Bagi yang memiliki lahan di dekat mata air didorong supaya menanam sayur-mayur yang tumbuh membutuhkan lebih banyak air. Bagi yang mengolah lahan kering, menggunakan pola agroforestri, yaitu menanam tanaman pangan, seperti jagung dan kacang tanah, atau padi pada musim hujan. Mereka juga mengembangkan ternak untuk menambah sumber pendapatan serta menghasilkan pupuk kandang.

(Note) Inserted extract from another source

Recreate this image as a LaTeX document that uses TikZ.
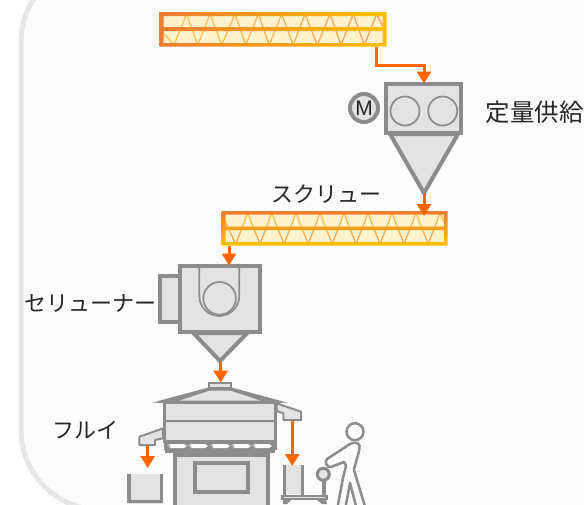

"Pola-pola itu dikembangkan sekaligus sebagai upaya konservasi tanah," kata Nurak
Ia menjelaskan kepada UNDP bahwa sekarang ini program yang dijalankan tersebut telah melibatkan 5.305 keluarga di 40 desa dari 12 kecamatan di wilayah kabupaten Timor Tengah Utara. Jumlah tersebut mencapai 57 persen dari total 9.354 keluarga dengan tingkat keterlibatan perempuan 42 persen, yaitu 3.275 perempuan petani yang aktif dari total peserta 7.681 perempuan.
Saat ini tercatat petani yang didampingi YMTM memiliki kebun seluas 2.628 hektar. Setiap keluarga anggota rata-rata memiliki lahan 0,49 hektar.
Luas areal sayur dalam tiga tahun terakhir meningkat dari 5 hektar menjadi 28,9 hektar. Sebanyak 16 lembung untuk memanen air hujan berhasil dibuat. Jumlah sapi yang dipelihara secara intensif para anggota mencapai 1.033 ekor.
Deputy Country Director UNDP Stephen Rodriques sewaktu hadir dalam dialog di Jakarta, akhir Maret 2011, mengatakan bahwa ternyata inisiatif lokal seperti yang ditempuh YMTM terbukti bisa mengembangkan pembangunan berkelanjutan dan program pembangunan di suatu negara (berkembang) tanpa membutuhkan dana besar.
Nurak merupakan cerminan sikap peduli terhadap masyarakat petani lemah. Mereka bergerak nyata mencari nafkah dan bersedia bertanggung jawab terhadap lingkungan yang lestari demi anak cucu.